• DECEMBER 24, 2011

Are small cap stocks finally cheap?

The Indian stock market have seen a tumultuous 2011. The BSE-Sensex has declined by 21% since the beginning of the year. But the BSE Small Cap index has fared even worse. The index has declined by 42% since the dawn of the year. In this article, we will examine how the small caps have fared cheap vis-a-vis their large cap peers. More importantly we will be discussing whether the BSE-Small cap index seems overvalued or undervalued as compared to the BSE Sensex.

How much money has one made/lost?

Below we have displayed a comparative data for both the indices - BSE-Sensex and BSE-Small cap index.

Data Source: ACE Equity

If one had invested Rs 100 at the beginning of 2008 in both the Sensex and the Small-cap indices, it would have been worth Rs 78 and Rs 41 respectively. This indicates that the Sensex has outperformed the BSE-Small cap Index over this three year period. This reiterates the fact that small-caps are inherently more risky as an investment as compared to large cap or midcap stocks. Small caps may rise more than the large caps when the times are good. But they will also fall much more than the large-caps when the times are bad. This is why small caps are really not a recommended investment option to those with a low risk profile.

Nevertheless with such a substantial fall in prices, it is natural to assume that small caps have become cheaper as compared to the large cap stocks. So the next question is whether this statement is true or not.

The best way to gauge the attractiveness of stocks is to look at their price to earnings ratio (PE).
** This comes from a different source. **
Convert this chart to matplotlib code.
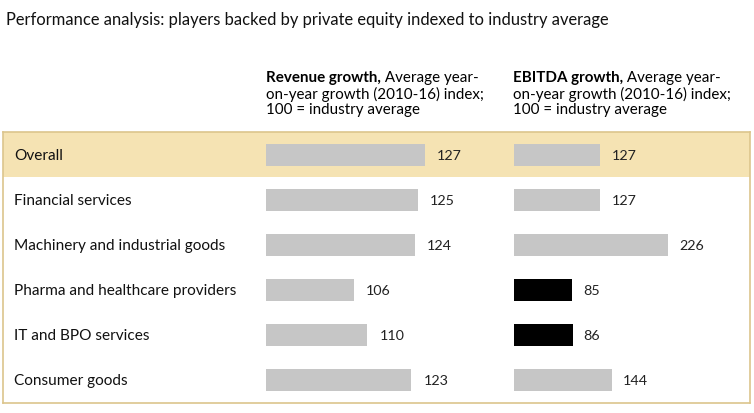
import matplotlib.pyplot as plt

categories = ["Overall", "Financial services", "Machinery and industrial goods",
              "Pharma and healthcare providers", "IT and BPO services", "Consumer goods"]
revenue = [127, 125, 124, 106, 110, 123]
ebitda = [127, 127, 226, 85, 86, 144]

W, H = 754, 414
GREY = "#c6c6c6"
HILITE = "#f5e3b3"
BORDER = "#dcc58c"
FONT = "Lato"

plt.rcParams['font.family'] = [FONT, 'DejaVu Sans']

fig = plt.figure(figsize=(W / 100, H / 100), dpi=100)


def rect(x0, y0, x1, y1):
    # pixel box (top-left origin) -> figure fraction
    return [x0 / W, 1 - y1 / H, (x1 - x0) / W, (y1 - y0) / H]


n = len(categories)
box_top, box_bot = 133, 404

# background box with highlighted first row
bg = fig.add_axes(rect(3, box_top, 750, box_bot))
bg.set_xlim(0, 1)
bg.set_ylim(n - 0.5, -0.5)
bg.axhspan(-0.5, 0.5, color=HILITE, lw=0)
for s in bg.spines.values():
    s.set_color(BORDER)
    s.set_linewidth(1.2)
bg.set_xticks([])
bg.set_yticks([])
for i, c in enumerate(categories):
    bg.text(11 / 747, i, c, va="center", ha="left", fontsize=11.1, color="#111111")

# revenue bars (axis starts at 80)
ax1 = fig.add_axes(rect(266, box_top, 500, box_bot))
ax1.set_xlim(80, 80 + 234 / 3.38)
ax1.set_ylim(n - 0.5, -0.5)
ax1.barh(range(n), revenue, height=0.49, color=GREY)
for i, v in enumerate(revenue):
    ax1.text(v + 12 / 3.38, i, str(v), va="center", ha="left", fontsize=10.3, color="#222222")
ax1.axis("off")

# EBITDA bars
ax2 = fig.add_axes(rect(514, box_top, 740, box_bot))
ax2.set_xlim(0, 226 / 0.681)
ax2.set_ylim(n - 0.5, -0.5)
ax2.barh(range(n), ebitda, height=0.49,
         color=["black" if v < 100 else GREY for v in ebitda])
for i, v in enumerate(ebitda):
    ax2.text(v + 11 / 0.681, i, str(v), va="center", ha="left", fontsize=10.3, color="#222222")
ax2.axis("off")

fig.text(6 / W, 1 - 20 / H, "Performance analysis: players backed by private equity indexed to industry average",
         fontsize=11.9, va="center", ha="left", color="#111111")

headers = [("Revenue growth,", " Average year-", 266), ("EBITDA growth,", " Average year-", 513)]
for bold, rest, x in headers:
    t = fig.text(x / W, 1 - 78 / H, bold, fontsize=10.9, fontweight="bold", va="center", ha="left")
    fig.canvas.draw()
    bb = t.get_window_extent()
    fig.text(bb.x1 / W, 1 - 78 / H, rest, fontsize=10.9, va="center", ha="left")
    fig.text(x / W, 1 - 94 / H, "on-year growth (2010-16) index;", fontsize=10.9, va="center", ha="left")
    fig.text(x / W, 1 - 110 / H, "100 = industry average", fontsize=10.9, va="center", ha="left")

fig.savefig("out.png", dpi=100)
This helps show if the run up in stock prices is justified vis-a-vis an increase in earnings or profits to shareholders. The same works for analyzing an index, which is nothing but a collection of stocks. Therefore, we would need to compare the valuations of the BSE-Small cap Index with the benchmark index, the BSE-Sensex.

Below is a chart indicating the PE ratios of both the indices since 2008 to date. We have also shown the average PE ratios of both these indices during this three period. Due to their inherent risky nature, there is no doubt that the BSE-Small cap Index would trade at lower valuations as compared to the BSE-Sensex. But still the question remains as to whether small caps are attractive at this point in time or not?

Data Source: ACE Equity

The answer to this question lies in the next chart which presents the comparative valuations of the two indices. The comparative valuations are calculated by dividing the PE ratio of the BSE-Small cap Index by that of the Sensex.

Data Source: ACE Equity

Reading the chart

What does this chart tell? Well, as the ratio moves towards the 1 time mark, this means the difference in the PE ratios of the two indices is less. This could mean either of the two things. Either the Sensex is undervalued or that small caps are expensive. When the ratio moves away from the 1 time mark, it suggests that the market is paying a premium (higher than 1) or a discount (lower than 1) to the small caps as compared to the large caps. This is despite the fact that small caps are and will remain more volatile.

What should investors do at this juncture?

The comparative valuation ratio currently stands at 0.67 times. This suggests that small caps stocks, at the current levels, are fairly priced as compared to their large cap peers. But on a standalone basis, the Sensex is trading at a price to earnings of about 16.7 times which is less than its three year average of 19.3 times. At the same time, the BSE-Small cap Index is currently trading at a PE of 11.3 times which is again less than its three year average of 13.3 times. This means that there is still some steam left in both the indices to move upwards. However, considering the negative sentiment surrounding the Indian markets due to government inaction, global crisis as well as dampened corporate performance, it would take some time for the indices to get back on the upward track. However, it would be a mistake to paint all of these firms with the same brush. Even within this universe, there exist small cap stocks that possess strong competitive advantages and the ability to generate strong cash flows. Thus, you better start scuba diving in the ocean of mid and small caps. You never know, you could unearth some real gems.